--- Record list ---

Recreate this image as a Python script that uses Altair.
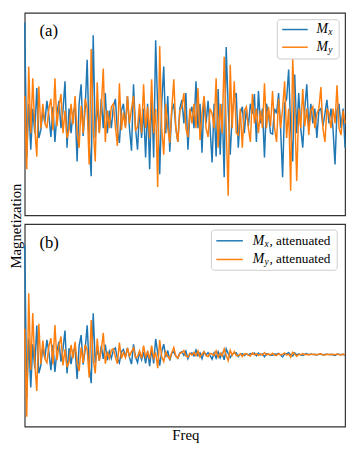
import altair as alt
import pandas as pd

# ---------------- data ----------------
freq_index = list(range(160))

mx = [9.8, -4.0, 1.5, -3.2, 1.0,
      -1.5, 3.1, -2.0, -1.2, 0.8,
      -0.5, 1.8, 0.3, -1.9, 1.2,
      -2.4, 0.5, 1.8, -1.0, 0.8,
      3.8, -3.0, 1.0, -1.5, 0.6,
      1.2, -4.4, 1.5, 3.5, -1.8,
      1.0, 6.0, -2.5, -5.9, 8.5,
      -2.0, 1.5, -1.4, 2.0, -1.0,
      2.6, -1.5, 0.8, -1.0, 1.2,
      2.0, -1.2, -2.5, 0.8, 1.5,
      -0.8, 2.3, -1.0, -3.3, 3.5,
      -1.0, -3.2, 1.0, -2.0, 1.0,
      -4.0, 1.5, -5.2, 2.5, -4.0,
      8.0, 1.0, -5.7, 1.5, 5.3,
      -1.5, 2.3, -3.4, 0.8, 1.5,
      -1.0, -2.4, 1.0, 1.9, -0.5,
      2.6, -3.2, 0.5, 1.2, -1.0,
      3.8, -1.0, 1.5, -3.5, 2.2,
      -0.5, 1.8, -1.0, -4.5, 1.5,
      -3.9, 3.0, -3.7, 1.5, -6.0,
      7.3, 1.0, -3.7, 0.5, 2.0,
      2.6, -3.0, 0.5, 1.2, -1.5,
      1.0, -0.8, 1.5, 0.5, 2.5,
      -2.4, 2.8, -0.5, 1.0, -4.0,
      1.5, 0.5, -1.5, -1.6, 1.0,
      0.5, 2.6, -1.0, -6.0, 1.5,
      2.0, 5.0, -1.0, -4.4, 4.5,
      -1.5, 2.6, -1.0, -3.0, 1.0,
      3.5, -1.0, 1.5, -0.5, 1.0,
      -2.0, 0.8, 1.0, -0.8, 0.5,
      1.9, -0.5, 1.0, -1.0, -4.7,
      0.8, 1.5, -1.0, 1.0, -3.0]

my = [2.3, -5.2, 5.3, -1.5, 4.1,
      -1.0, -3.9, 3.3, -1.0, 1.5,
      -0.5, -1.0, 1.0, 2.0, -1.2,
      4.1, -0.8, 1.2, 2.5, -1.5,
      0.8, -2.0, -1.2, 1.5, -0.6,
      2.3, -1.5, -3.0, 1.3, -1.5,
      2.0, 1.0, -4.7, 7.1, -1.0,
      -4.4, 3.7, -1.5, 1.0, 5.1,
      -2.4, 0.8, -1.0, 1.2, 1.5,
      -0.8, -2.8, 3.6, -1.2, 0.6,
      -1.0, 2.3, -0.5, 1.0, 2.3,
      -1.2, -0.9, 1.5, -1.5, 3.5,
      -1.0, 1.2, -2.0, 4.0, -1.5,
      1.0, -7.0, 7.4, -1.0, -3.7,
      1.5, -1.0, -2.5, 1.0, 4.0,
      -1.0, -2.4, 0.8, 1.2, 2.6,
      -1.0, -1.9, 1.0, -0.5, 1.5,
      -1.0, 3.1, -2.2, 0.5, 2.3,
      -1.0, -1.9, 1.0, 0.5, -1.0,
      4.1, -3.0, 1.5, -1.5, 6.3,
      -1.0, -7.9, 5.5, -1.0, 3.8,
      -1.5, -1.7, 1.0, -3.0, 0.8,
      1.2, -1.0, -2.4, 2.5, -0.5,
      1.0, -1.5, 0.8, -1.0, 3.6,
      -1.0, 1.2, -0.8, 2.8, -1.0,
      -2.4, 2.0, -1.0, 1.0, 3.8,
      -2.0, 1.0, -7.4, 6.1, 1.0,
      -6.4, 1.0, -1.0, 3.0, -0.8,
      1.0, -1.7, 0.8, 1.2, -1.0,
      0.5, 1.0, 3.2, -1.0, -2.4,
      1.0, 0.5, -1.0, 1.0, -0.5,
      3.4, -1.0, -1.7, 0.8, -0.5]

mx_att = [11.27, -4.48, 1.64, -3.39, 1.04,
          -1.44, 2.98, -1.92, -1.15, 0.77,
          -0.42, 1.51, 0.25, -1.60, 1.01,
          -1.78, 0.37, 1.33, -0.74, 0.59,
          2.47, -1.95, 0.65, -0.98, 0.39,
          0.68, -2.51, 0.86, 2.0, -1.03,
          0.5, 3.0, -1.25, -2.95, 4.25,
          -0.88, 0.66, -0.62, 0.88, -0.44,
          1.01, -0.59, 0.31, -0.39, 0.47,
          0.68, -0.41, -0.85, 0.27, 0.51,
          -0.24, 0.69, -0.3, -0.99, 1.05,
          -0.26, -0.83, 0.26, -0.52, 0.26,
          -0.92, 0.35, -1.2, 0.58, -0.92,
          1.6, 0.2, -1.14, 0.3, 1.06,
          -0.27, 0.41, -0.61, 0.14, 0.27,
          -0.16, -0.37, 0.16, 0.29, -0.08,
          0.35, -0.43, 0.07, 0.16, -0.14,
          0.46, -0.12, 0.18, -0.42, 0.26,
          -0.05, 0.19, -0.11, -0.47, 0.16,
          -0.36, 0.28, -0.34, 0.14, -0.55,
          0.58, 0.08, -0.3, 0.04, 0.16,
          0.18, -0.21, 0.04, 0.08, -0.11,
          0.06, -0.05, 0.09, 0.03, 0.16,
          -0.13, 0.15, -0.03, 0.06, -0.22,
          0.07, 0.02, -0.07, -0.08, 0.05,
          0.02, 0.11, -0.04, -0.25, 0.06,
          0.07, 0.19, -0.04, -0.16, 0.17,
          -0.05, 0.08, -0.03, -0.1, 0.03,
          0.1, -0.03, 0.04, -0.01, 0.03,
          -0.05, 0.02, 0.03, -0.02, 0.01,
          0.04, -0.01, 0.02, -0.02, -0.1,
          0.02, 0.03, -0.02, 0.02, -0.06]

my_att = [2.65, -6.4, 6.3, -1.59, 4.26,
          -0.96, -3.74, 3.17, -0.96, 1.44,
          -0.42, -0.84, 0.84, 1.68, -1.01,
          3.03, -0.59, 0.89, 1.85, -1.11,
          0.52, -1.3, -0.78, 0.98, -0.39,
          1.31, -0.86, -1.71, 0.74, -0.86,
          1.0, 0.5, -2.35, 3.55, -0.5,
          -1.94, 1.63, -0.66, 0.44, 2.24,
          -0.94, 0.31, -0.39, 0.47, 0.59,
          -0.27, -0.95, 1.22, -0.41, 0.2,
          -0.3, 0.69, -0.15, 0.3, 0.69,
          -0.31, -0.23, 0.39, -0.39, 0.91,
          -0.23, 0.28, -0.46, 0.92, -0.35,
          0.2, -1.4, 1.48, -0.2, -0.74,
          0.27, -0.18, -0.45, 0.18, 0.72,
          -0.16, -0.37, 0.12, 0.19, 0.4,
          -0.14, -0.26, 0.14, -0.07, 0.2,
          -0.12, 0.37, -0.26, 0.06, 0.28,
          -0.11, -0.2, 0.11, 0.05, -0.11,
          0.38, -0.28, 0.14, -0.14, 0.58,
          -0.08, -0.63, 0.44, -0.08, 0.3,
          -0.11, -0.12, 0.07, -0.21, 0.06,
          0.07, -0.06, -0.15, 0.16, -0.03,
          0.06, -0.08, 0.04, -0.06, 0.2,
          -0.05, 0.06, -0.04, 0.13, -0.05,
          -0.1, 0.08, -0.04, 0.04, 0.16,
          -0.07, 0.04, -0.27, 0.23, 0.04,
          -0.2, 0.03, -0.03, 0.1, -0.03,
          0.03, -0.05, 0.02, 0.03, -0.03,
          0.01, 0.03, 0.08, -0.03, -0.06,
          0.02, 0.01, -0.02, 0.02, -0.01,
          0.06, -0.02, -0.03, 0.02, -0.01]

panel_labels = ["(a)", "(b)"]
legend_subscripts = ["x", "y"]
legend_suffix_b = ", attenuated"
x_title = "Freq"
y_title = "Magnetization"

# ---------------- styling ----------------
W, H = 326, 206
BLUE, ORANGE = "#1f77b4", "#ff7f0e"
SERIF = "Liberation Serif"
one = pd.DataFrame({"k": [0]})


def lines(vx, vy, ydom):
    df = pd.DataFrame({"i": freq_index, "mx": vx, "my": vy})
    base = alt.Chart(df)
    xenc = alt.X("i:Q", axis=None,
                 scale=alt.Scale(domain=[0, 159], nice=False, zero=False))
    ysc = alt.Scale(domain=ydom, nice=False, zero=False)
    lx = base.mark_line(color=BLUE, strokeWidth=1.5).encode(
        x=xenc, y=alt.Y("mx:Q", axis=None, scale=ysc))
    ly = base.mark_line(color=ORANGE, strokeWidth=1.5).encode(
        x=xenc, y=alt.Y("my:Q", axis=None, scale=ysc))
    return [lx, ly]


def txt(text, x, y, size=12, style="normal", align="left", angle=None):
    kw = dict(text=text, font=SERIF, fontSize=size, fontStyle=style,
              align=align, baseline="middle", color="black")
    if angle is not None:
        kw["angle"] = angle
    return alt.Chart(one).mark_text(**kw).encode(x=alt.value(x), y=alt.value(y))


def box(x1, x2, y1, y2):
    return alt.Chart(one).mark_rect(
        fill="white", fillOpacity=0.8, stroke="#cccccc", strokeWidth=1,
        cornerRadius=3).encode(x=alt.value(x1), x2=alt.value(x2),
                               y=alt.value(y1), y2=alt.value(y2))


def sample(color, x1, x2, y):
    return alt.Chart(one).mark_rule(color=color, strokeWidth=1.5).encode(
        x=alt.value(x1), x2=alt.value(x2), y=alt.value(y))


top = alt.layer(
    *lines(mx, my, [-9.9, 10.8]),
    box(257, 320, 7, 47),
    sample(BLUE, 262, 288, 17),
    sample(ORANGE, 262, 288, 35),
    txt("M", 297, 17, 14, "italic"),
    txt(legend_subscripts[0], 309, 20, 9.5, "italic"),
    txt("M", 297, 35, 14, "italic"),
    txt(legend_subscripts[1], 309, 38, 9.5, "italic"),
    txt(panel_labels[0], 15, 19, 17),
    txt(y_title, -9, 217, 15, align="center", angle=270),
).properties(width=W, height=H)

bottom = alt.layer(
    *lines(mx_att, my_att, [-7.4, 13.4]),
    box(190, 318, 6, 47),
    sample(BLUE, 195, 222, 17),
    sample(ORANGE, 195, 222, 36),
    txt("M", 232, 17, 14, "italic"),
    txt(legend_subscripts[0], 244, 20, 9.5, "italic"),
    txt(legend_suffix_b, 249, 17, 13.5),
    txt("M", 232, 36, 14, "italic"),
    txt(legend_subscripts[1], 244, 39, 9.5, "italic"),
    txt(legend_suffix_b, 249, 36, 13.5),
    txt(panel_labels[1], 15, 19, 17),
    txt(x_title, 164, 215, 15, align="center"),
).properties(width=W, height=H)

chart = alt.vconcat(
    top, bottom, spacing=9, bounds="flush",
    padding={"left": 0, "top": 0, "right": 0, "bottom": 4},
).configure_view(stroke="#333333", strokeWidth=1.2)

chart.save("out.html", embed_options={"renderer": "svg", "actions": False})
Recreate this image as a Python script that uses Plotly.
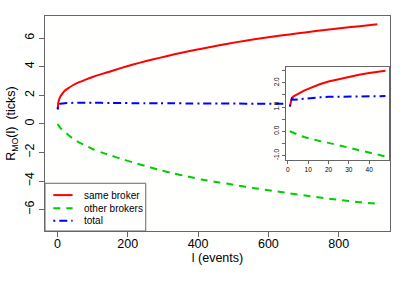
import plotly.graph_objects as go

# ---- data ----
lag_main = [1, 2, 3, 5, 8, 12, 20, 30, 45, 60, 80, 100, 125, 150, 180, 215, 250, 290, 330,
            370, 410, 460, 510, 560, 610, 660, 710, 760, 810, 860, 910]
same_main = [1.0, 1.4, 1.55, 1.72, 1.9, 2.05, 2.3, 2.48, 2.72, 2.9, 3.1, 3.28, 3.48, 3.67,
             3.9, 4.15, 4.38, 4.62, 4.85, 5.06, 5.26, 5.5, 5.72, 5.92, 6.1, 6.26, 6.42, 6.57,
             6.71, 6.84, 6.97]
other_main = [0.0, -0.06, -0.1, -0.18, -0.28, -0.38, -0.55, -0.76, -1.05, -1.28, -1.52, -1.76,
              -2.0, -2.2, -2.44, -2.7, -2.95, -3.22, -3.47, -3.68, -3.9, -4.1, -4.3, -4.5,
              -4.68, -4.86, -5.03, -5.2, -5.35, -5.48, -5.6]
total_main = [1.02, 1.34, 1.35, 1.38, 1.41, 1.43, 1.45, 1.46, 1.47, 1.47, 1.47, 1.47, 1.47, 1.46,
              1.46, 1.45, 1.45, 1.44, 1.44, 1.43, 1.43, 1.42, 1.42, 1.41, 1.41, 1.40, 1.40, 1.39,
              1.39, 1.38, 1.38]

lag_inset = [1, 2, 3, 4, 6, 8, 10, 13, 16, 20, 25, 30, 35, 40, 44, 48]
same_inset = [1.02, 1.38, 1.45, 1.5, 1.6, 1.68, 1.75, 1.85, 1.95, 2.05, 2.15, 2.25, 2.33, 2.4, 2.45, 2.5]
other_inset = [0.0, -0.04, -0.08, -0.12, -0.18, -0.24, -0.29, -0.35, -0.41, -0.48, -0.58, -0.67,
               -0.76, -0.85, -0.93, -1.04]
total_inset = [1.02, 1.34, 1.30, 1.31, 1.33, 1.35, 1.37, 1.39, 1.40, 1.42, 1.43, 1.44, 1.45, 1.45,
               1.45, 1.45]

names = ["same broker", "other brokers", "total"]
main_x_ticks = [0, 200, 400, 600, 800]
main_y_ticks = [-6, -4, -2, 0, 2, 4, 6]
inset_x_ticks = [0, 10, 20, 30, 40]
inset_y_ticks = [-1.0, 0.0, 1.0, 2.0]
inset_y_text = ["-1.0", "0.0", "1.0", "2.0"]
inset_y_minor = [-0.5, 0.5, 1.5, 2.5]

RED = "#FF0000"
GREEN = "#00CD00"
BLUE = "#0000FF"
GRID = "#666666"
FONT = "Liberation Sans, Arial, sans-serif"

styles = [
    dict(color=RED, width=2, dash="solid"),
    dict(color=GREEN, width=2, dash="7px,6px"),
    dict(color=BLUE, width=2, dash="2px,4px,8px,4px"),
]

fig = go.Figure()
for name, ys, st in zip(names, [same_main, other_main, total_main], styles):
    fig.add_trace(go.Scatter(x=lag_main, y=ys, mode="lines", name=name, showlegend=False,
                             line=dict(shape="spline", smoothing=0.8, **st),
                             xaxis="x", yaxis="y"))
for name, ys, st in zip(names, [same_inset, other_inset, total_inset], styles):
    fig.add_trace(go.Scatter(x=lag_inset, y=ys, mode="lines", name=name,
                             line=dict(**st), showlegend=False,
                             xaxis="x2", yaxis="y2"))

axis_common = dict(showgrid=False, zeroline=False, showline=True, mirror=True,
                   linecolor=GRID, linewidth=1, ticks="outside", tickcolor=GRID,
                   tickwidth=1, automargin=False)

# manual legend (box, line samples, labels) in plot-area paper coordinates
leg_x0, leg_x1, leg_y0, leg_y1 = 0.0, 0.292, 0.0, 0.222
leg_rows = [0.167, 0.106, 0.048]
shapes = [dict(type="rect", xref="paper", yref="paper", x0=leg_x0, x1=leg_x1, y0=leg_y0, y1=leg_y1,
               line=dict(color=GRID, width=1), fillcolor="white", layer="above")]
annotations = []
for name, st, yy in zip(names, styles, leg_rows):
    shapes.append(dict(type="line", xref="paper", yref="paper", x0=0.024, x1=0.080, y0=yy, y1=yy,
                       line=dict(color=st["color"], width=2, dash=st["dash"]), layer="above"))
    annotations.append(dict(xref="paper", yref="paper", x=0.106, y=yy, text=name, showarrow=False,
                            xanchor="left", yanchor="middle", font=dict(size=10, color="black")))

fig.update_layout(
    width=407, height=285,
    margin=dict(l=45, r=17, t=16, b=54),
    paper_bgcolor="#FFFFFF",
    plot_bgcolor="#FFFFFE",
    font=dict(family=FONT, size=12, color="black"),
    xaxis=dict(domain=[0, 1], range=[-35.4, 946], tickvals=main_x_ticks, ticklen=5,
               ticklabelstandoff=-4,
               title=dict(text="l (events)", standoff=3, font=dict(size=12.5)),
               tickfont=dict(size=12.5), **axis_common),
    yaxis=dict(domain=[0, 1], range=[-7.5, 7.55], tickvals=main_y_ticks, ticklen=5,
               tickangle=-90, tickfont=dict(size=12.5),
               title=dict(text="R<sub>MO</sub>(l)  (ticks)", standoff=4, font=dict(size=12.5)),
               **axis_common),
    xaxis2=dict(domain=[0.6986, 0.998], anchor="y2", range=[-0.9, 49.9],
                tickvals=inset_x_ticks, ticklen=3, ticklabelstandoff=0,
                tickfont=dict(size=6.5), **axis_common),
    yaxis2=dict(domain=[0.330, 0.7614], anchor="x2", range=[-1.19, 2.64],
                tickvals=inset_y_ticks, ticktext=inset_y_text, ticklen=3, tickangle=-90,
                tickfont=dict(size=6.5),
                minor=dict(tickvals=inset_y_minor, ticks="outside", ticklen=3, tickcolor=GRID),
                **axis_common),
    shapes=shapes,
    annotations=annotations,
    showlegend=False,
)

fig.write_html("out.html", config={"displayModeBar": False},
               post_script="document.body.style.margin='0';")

---

* [Goal of the exercise]:
All lines from the start of the entries above through the line containing "freq_index = list(range(160))" are to be given again exactly; the pictures are not.

* [Solution to the exercise]:
Recreate this image as a Python script that uses Altair.
import altair as alt
import pandas as pd

# ---------------- data ----------------
freq_index = list(range(160))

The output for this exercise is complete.